The sixteen garments included in the collection were characterised by a rich palette in which Byzantine gold prevailed.
Embroideries, sequinned flowers and intricate embellishments enriched the designs, though some of the most beautiful details were provided by the works of art digitally printed on silk.
One garment displayed a mix of Hieronymus Bosch’s chaotic paintings that included overcrowded fantastic scenes and grotesque devils and demonic creatures part man, part fish/bird and details from "The Temptation of St Anthony" and "Hell" (from the "Garden of Earthly Delights" triptych).
Wood carvings by Dutch sculptor Grinling Gibbons appeared in designs that also referenced Hugo van der Goes.
The abundant fabrics, luxurious textiles, bright shades of colour and tapestry-like embroideries seemed to recreate the costumes seen in Flemish paintings: a red dress evoked in its folds the robe in Jan Van Eyck’s "Suckling Madonna Enthroned", but it was somehow possible to spot artistic references to Carpaccio’s gold and vivid reds, Domenico Ghirlandaio’s palette and embroideries and echoes of Danilo Donati’s art inspired costumes for Pasolini’s Canterbury Tales.
Everything was carefully studied though: the man-fish from Bosch’s St Anthony painting was printed on a dress with black and gold fish scale motifs around the sleeves; prints of angels decorated the wing-like folds and pleats that jutted out of a cropped jacket; digital images of wings were printed on the sleeves and on the back of an ethereal gown; tall angels with their hands raised were printed on a long evening dress and fierce rampant lions appeared on oversized kimono-like coats.
The angelic theme was referenced also in the crocodile skin boots decorated with metallic leaves and wings.
Some prints employed in this collection were definitely more upsetting than McQueen’s trademark skulls since they evoked a sense of impending doom.
Rather than being taken from annunciation scenes, the designer’s angels looked like the white marble figures usually seen weeping on tombstones and it was somehow even more painful thinking that these images of gothic glory were the ones he had in mind a few days before he died.
The final piece, a stiff gold feathery coat with a raised collar worn with a bursting tulle skirt underneath delicately embroidered with a golden thread, was a vision from Heaven.
Who knows what would have happened during this catwalk show had McQueen been alive: maybe angels would have come down to earth or maybe we would have assisted to a new flight of Icarus like in McQueen's Spring/Summer 1997 collection for Givenchy inspired by Greek mythology that opened with a white winged Marcus Schenkenberg.
Too late to guess now, but what’s sure is that this trip to the Dark Ages ended with a sparkle of golden light at the end of the tunnel.
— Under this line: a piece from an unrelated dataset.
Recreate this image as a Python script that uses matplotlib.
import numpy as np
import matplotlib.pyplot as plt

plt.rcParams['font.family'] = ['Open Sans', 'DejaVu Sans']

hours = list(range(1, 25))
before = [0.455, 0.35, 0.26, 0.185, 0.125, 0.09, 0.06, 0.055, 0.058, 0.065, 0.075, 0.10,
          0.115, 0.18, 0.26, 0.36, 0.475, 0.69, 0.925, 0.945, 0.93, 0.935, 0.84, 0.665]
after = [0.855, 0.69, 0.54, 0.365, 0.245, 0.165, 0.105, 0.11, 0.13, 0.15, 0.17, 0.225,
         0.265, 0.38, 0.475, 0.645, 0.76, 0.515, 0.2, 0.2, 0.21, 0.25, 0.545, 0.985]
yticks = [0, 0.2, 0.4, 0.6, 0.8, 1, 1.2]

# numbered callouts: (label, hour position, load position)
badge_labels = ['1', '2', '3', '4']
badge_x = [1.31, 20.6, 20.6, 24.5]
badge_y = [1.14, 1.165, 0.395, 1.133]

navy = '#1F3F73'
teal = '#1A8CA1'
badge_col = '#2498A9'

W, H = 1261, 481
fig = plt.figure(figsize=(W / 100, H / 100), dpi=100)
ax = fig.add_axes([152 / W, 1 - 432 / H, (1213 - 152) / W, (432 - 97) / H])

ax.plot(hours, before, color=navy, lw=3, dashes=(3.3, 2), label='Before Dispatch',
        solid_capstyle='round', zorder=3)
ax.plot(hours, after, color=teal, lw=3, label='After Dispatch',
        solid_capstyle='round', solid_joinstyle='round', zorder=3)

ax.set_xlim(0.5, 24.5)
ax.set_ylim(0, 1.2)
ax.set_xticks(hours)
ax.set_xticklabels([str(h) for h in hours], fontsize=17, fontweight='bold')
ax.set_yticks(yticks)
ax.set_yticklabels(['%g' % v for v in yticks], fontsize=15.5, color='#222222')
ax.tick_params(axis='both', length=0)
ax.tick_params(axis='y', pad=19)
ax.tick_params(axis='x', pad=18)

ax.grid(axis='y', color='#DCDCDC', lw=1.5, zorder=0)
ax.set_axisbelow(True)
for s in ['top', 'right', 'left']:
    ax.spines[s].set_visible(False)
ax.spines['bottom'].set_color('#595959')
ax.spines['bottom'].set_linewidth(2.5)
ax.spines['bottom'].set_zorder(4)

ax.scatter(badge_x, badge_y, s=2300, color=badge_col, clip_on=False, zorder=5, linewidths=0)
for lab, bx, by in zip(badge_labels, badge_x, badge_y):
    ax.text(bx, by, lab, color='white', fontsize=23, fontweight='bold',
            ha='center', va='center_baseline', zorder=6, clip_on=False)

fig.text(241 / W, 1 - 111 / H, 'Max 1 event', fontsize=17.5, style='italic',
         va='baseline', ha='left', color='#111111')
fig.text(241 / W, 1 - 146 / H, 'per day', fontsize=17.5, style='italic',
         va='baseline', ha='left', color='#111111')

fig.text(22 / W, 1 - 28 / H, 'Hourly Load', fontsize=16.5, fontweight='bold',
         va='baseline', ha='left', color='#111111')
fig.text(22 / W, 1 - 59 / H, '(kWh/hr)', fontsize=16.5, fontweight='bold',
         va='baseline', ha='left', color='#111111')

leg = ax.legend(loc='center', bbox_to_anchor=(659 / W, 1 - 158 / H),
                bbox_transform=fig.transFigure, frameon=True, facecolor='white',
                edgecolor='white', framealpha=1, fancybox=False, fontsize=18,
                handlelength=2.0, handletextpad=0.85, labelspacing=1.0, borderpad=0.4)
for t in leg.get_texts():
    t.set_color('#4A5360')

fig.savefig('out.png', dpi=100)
McQueen's narrative of damnation turned into poetical beauty and the alchemical designer with a wondrous fantasy, the inventor of monsters and chimeras, completed his metamorphosis into an angel who spawned through his imagination an army of strong and powerful women.
Clad in his designs, his Amazons will now go out into the night like Bruguel’s Dull Gret at the mouth of hell, ready to live, fight and die.


Great post! I missed the Grinling Gibbons reference. I pieced together some side-by-side comparisons of the paintings and the dresses last night, but my post doesn't even come close to your analysis.